The Yokkaichi Municipal official said the problem was caused by the facility’s poor understanding of religious customs and its failure to communicate properly with the parents.

According to a 2017 survey by the Internal Affairs and Communications Ministry’s Administrative Evaluation Bureau, of the 20 cities in Chubu with sizable Indonesian and Pakistani populations, the boards of education in 14 of them let elementary and junior high school students bring their own lunches for religious reasons.

At Minato-Nishi Nursery School, which is 16 percent Muslim, fish is used instead of meat for such children. The lunches are also cooked in separate pots.

The concept of halal — meaning permissible in Arabic — has traditionally been applied to food.

Muslims should only eat meat from livestock slaughtered by a sharp knife to their necks, and the name of Allah, the Arabic word for God, must be mentioned.

Religious Diversity

Miyuki Enari, a professor at Mie University’s Faculty of Humanities, Law, and Economics, called for nursery staff and state officials to be educated on religious diversity.

“It is better if they have a place to consult or obtain information when they face difficulties coping with such issues,” Enari said.

“As Japan becomes more multinational, food choices become more diverse,” said Maryam Ryoko Totani, 51, head of the Children and Women Islamic Association in Nagoya who converted to Islam 23 years ago.

“Foreign people will not choose to come to Japan unless the nation has a proper understanding (of diverse customs).”

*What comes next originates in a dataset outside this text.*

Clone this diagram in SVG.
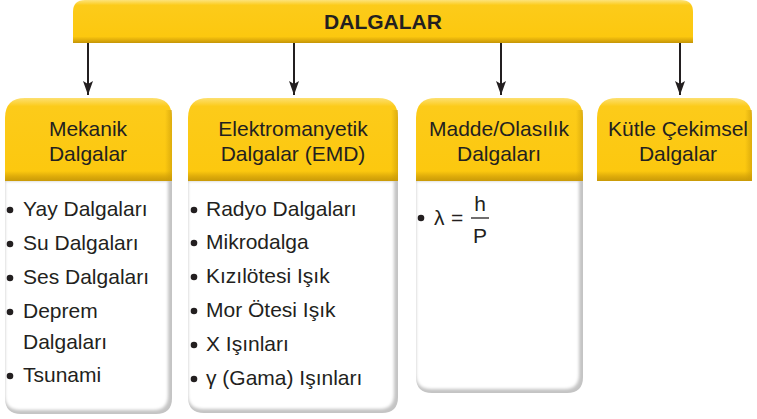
<svg xmlns="http://www.w3.org/2000/svg" width="757" height="419" viewBox="0 0 757 419">
<style>
.t{font-family:"Liberation Sans",Arial,sans-serif;font-size:21px;fill:#231f20}
.h{text-anchor:middle}
.b{fill:#231f20}
.conn line{stroke:#231f20;stroke-width:2}
</style>
<defs>
<linearGradient id="hg" x1="0" y1="0" x2="0" y2="1">
<stop offset="0" stop-color="#fde070"/>
<stop offset="0.1" stop-color="#fccb1a"/>
<stop offset="0.88" stop-color="#fcc80f"/>
<stop offset="0.94" stop-color="#e0ad0a"/>
<stop offset="1" stop-color="#c99a08"/>
</linearGradient>
<linearGradient id="tg" x1="0" y1="0" x2="0" y2="1">
<stop offset="0" stop-color="#fde37a"/>
<stop offset="0.12" stop-color="#fccb1a"/>
<stop offset="0.85" stop-color="#fcc80f"/>
<stop offset="0.93" stop-color="#e0ad0a"/>
<stop offset="1" stop-color="#c49507"/>
</linearGradient>
<linearGradient id="rg" x1="0" y1="0" x2="1" y2="0">
<stop offset="0" stop-color="#c99a08" stop-opacity="0"/>
<stop offset="1" stop-color="#c99a08" stop-opacity="0.6"/>
</linearGradient>
<filter id="bl" x="-5%" y="-5%" width="110%" height="110%"><feGaussianBlur stdDeviation="1.6"/></filter>
<marker id="ah" markerWidth="14" markerHeight="10" refX="14" refY="5" orient="auto" markerUnits="userSpaceOnUse" viewBox="0 0 14 10">
<path d="M0,0 L14,5 L0,10 L3,5 Z" fill="#231f20"/>
</marker>
</defs>
<rect width="757" height="419" fill="#fff"/>

<g id="top">
<path d="M73,43 V12 Q73,0 85,0 H681 Q693,0 693,12 V43 Z" fill="url(#tg)"/>
<text class="t h" x="383" y="29" style="font-weight:bold">DALGALAR</text>
</g>

<g id="connectors" class="conn">
<line x1="88" y1="43" x2="88" y2="95" marker-end="url(#ah)"/>
<line x1="294" y1="43" x2="294" y2="95" marker-end="url(#ah)"/>
<line x1="501" y1="43" x2="501" y2="95" marker-end="url(#ah)"/>
<line x1="680" y1="43" x2="680" y2="95" marker-end="url(#ah)"/>
</g>

<g id="mekanik">
<path d="M5,181 V398 Q5,414 21,414 H156 Q172,414 172,398 V181 Z" fill="#c4c4c4"/>
<path d="M5,181 V395 Q5,410 20,410 H154 Q168,410 168,395 V181 Z" fill="#fff" filter="url(#bl)"/>
<path d="M5,181 V118 Q5,98 25,98 H152 Q172,98 172,118 V181 Z" fill="url(#hg)"/>
<rect x="165" y="110" width="7" height="71" fill="url(#rg)"/>
<text class="t h" x="88" y="136">Mekanik</text>
<text class="t h" x="88" y="161">Dalgalar</text>
<circle class="b" cx="10" cy="210" r="3.3"/><text class="t" x="23" y="216">Yay Dalgaları</text>
<circle class="b" cx="10" cy="244" r="3.3"/><text class="t" x="23" y="250">Su Dalgaları</text>
<circle class="b" cx="10" cy="278" r="3.3"/><text class="t" x="23" y="284">Ses Dalgaları</text>
<circle class="b" cx="10" cy="312" r="3.3"/><text class="t" x="23" y="318">Deprem</text>
<text class="t" x="23" y="349">Dalgaları</text>
<circle class="b" cx="10" cy="376" r="3.3"/><text class="t" x="23" y="382">Tsunami</text>
</g>

<g id="emd">
<path d="M188,181 V397 Q188,413 204,413 H382 Q398,413 398,397 V181 Z" fill="#c4c4c4"/>
<path d="M188,181 V394 Q188,409 203,409 H380 Q394,409 394,394 V181 Z" fill="#fff" filter="url(#bl)"/>
<path d="M188,181 V118 Q188,98 208,98 H378 Q398,98 398,118 V181 Z" fill="url(#hg)"/>
<rect x="391" y="110" width="7" height="71" fill="url(#rg)"/>
<text class="t h" x="293" y="136">Elektromanyetik</text>
<text class="t h" x="293" y="161">Dalgalar (EMD)</text>
<circle class="b" cx="194" cy="210" r="3.3"/><text class="t" x="206" y="216">Radyo Dalgaları</text>
<circle class="b" cx="194" cy="243" r="3.3"/><text class="t" x="206" y="249">Mikrodalga</text>
<circle class="b" cx="194" cy="277" r="3.3"/><text class="t" x="206" y="283">Kızılötesi Işık</text>
<circle class="b" cx="194" cy="311" r="3.3"/><text class="t" x="206" y="317">Mor Ötesi Işık</text>
<circle class="b" cx="194" cy="345" r="3.3"/><text class="t" x="206" y="351">X Işınları</text>
<circle class="b" cx="194" cy="379" r="3.3"/><text class="t" x="206" y="385">γ (Gama) Işınları</text>
</g>

<g id="madde">
<path d="M416,181 V377 Q416,393 432,393 H567 Q583,393 583,377 V181 Z" fill="#c4c4c4"/>
<path d="M416,181 V374 Q416,389 431,389 H565 Q579,389 579,374 V181 Z" fill="#fff" filter="url(#bl)"/>
<path d="M416,181 V118 Q416,98 436,98 H563 Q583,98 583,118 V181 Z" fill="url(#hg)"/>
<rect x="576" y="110" width="7" height="71" fill="url(#rg)"/>
<text class="t h" x="499" y="136">Madde/Olasılık</text>
<text class="t h" x="499" y="161">Dalgaları</text>
<circle class="b" cx="421" cy="218" r="3.3"/>
<text class="t" x="434" y="225">λ</text>
<text class="t" x="451" y="225">=</text>
<line x1="471" y1="218" x2="489" y2="218" stroke="#231f20" stroke-width="1.3"/>
<text class="t h" x="480" y="211">h</text>
<text class="t h" x="480" y="243">P</text>
</g>

<g id="kutle">
<path d="M597,181 V118 Q597,98 617,98 H732 Q752,98 752,118 V181 Z" fill="url(#hg)"/>
<rect x="745" y="110" width="7" height="71" fill="url(#rg)"/>
<text class="t h" x="678" y="136">Kütle Çekimsel</text>
<text class="t h" x="678" y="161">Dalgalar</text>
</g>
</svg>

The history of Islam in Japan is relatively brief in relation to the religion’s longstanding presence in other nearby countries. There were isolated occasions of Muslims in Japan before the 19th century.

Today, Muslims are made up of largely immigrant communities, as well as smaller ethnic Japanese community. The Pew Research Center estimated that there were 185,000 Muslims in Japan in 2010.

Japan is a new but sharply growing halal market as the country’s producers are seeking fresh opportunity in the halal sector and striving to seek new local and international markets, especially now that Japan is the officially designated venue for the 2020 Olympics, attracting Muslim athletes and tourists from all around the world.

Catering to the rising number of Muslim tourists, suppliers and travel agents in Japan have been obtaining halal certification and converting their restrooms into prayer rooms.